Une autre gaffe présidentielle, souvent oubliée mais drôlement plus spectaculaire, est celle du président Gerald Ford, qui a déclaré une ânerie en plein débat des chefs. La connaissez-vous?
CONTEXTE HISTORIQUE
Il faut savoir que Gerald Ford était un politicien aguerri, mais qu’il n’était pas prédestiné à la présidence américaine. Puis, à la suite de la démission surprise du vice-président Spiro Agnew en décembre 1973, il est nommé en remplacement pour seconder le président Richard Nixon. Mais, coup de théâtre, l’année suivante, Nixon démissionne à cause du scandale du Watergate et, de facto, Ford devient président des États-Unis.
Il s’assoit dans le siège présidentiel à un moment où personne ne voulait l’emploi. Il sera un président courageux, plutôt combatif, d’un optimisme naturel, mais il n’aura vraiment pas l’étoffe d’un Abraham Lincoln. Il était perçu comme un bon gars sympathique, un peu simple et surtout remarquablement maladroit.

LA GAFFE DE TROP
Nous sommes en octobre 1976, en pleine campagne présidentielle américaine. Durant un débat face à Jimmy Carter, le président Gerald Ford déclare:
«L’Europe de l’Est n’est pas et ne sera jamais sous la domination soviétique sous une administration Ford.»

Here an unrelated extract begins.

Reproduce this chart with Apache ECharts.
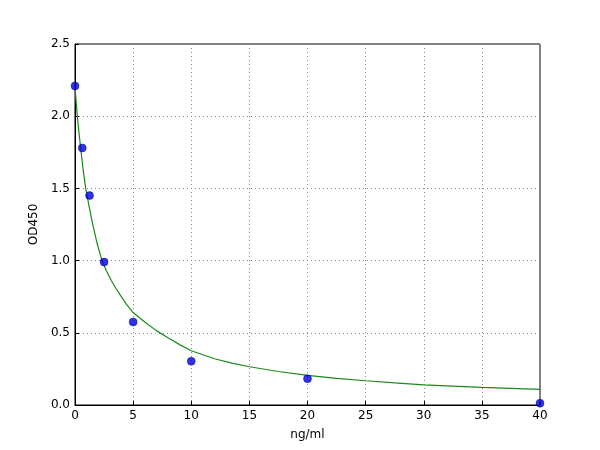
<!DOCTYPE html>
<html>
<head>
<meta charset="utf-8">
<script src="https://cdn.jsdelivr.net/npm/echarts@6/dist/echarts.min.js"></script>
<style>
  html, body { margin: 0; padding: 0; background: #fff; }
  #main { width: 600px; height: 450px; }
</style>
</head>
<body>
<div id="main"></div>
<script>
// standard points (ng/ml, OD450)
const concentrations = [0, 0.625, 1.25, 2.5, 5, 10, 20, 40]
const odValues = [2.21, 1.78, 1.45, 0.99, 0.575, 0.303, 0.182, 0.012]

// fitted curve
const curveX = [0, 0.1, 0.2, 0.35, 0.5, 0.7, 0.92, 1.2, 1.5, 1.9, 2.32, 2.7, 3.13, 3.5, 3.87, 4.4, 5,
  6, 7, 8, 9, 10, 12, 13.5, 15, 17.5, 20, 22.5, 25, 27.5, 30, 35, 40]
const curveY = [2.2, 2.1, 2.0, 1.88, 1.77, 1.63, 1.5, 1.38, 1.26, 1.12, 1.0, 0.93, 0.86, 0.81, 0.764, 0.70, 0.64,
  0.575, 0.515, 0.465, 0.418, 0.376, 0.32, 0.29, 0.265, 0.232, 0.205, 0.185, 0.168, 0.153, 0.14, 0.122, 0.108]

const font = 'DejaVu Sans'

const chart = echarts.init(document.getElementById('main'))

chart.setOption({
  animation: false,
  backgroundColor: '#fff',
  grid: {
    left: 75, right: 60, top: 44, bottom: 45,
    show: true, borderColor: '#000', borderWidth: 1, backgroundColor: 'transparent'
  },
  xAxis: {
    type: 'value',
    min: 0, max: 40, interval: 5,
    name: 'ng/ml',
    nameLocation: 'middle',
    nameGap: 24,
    nameTextStyle: { fontFamily: font, fontSize: 12, color: '#000' },
    axisLine: { show: true, lineStyle: { color: '#000', width: 1 } },
    axisTick: { show: true, inside: true, length: 4, lineStyle: { color: '#000' } },
    axisLabel: { fontFamily: font, fontSize: 12, color: '#000', margin: 5 },
    splitLine: { show: true, lineStyle: { color: '#888', type: [1, 3], width: 1 } }
  },
  yAxis: {
    type: 'value',
    min: 0, max: 2.5, interval: 0.5,
    name: 'OD450',
    nameLocation: 'middle',
    nameGap: 27,
    nameTextStyle: { fontFamily: font, fontSize: 12, color: '#000' },
    axisLine: { show: true, lineStyle: { color: '#000', width: 1 } },
    axisTick: { show: true, inside: true, length: 4, lineStyle: { color: '#000' } },
    axisLabel: { fontFamily: font, fontSize: 12, color: '#000', margin: 5,
      formatter: v => v.toFixed(1) },
    splitLine: { show: true, lineStyle: { color: '#888', type: [1, 3], width: 1 } }
  },
  series: [
    {
      type: 'line',
      data: curveX.map((x, i) => [x, curveY[i]]),
      smooth: false,
      showSymbol: false,
      lineStyle: { color: '#1a8a1a', width: 1.2 },
      z: 2
    },
    {
      type: 'scatter',
      data: concentrations.map((x, i) => [x, odValues[i]]),
      symbolSize: 8,
      itemStyle: { color: '#0000dd', borderColor: '#000080', borderWidth: 0.5 },
      clip: false,
      z: 3
    }
  ]
})
</script>
</body>
</html>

Une gaffe plutôt malhabile, certes, surtout que son adversaire, Jimmy Carter, martelait déjà l’idée que Ford n’avait pas vraiment de stratégie en matière de politique étrangère. L’équipe électorale de Carter sous-entendait même que le président ne connaissait rien aux questions internationales et que tout était laissé entre les mains du stratège Henry Kissinger.
Au lendemain de cette déclaration malheureuse, l’opinion publique se laissera convaincre par cette rhétorique de Jimmy Carter. Plus personne ne veut écouter les tentatives d’explication du président. Il n’en fallait pas plus pour que des millions d’Américains perçoivent le président en fonction comme un opportuniste incompétent, qui occupe le Bureau ovale uniquement à cause de la démission de Nixon. En quelques jours, Gerald Ford deviendra la risée de l’Amérique.

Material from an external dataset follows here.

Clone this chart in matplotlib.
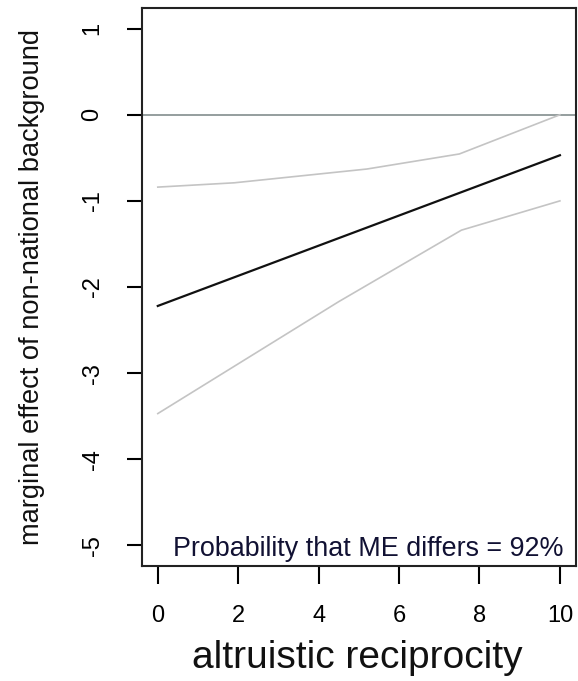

Une fois cette étiquette de gaffeur accolée, chaque petite maladresse est montée en épingle par les médias. Ils le mettent à l’avant-scène quand il tombe en descendant d’Air Force One ou quand il se cogne la tête en sortant d’un hélicoptère, plutôt que lorsqu’il expose ses stratégies pour relancer l’économie.

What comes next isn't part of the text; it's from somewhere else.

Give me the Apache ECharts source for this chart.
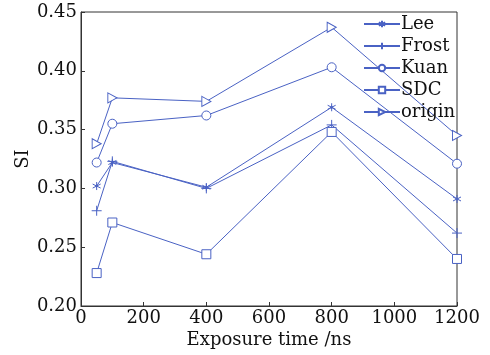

Bref, la campagne devient une vraie parodie; et Gerald Ford, une tête de Turc dans Saturday Night Live.
Ainsi, une maladresse, une de trop, a fait passer le président américain pour un homme complètement bête. Comme dirait Manon Massé: il ne passait pas pour «le pogo le plus décongelé de la boîte».
Bon... Difficile de prédire si la gaffe de l’administration Trump affectera l’opinion publique, mais il n’y a pas si longtemps, une histoire comme celle-là aurait été suffisante pour la discréditer complètement, voire entraîner la destitution du président. Mais ça, c’était avant l’arrivée d’un milliardaire téflon à Washington.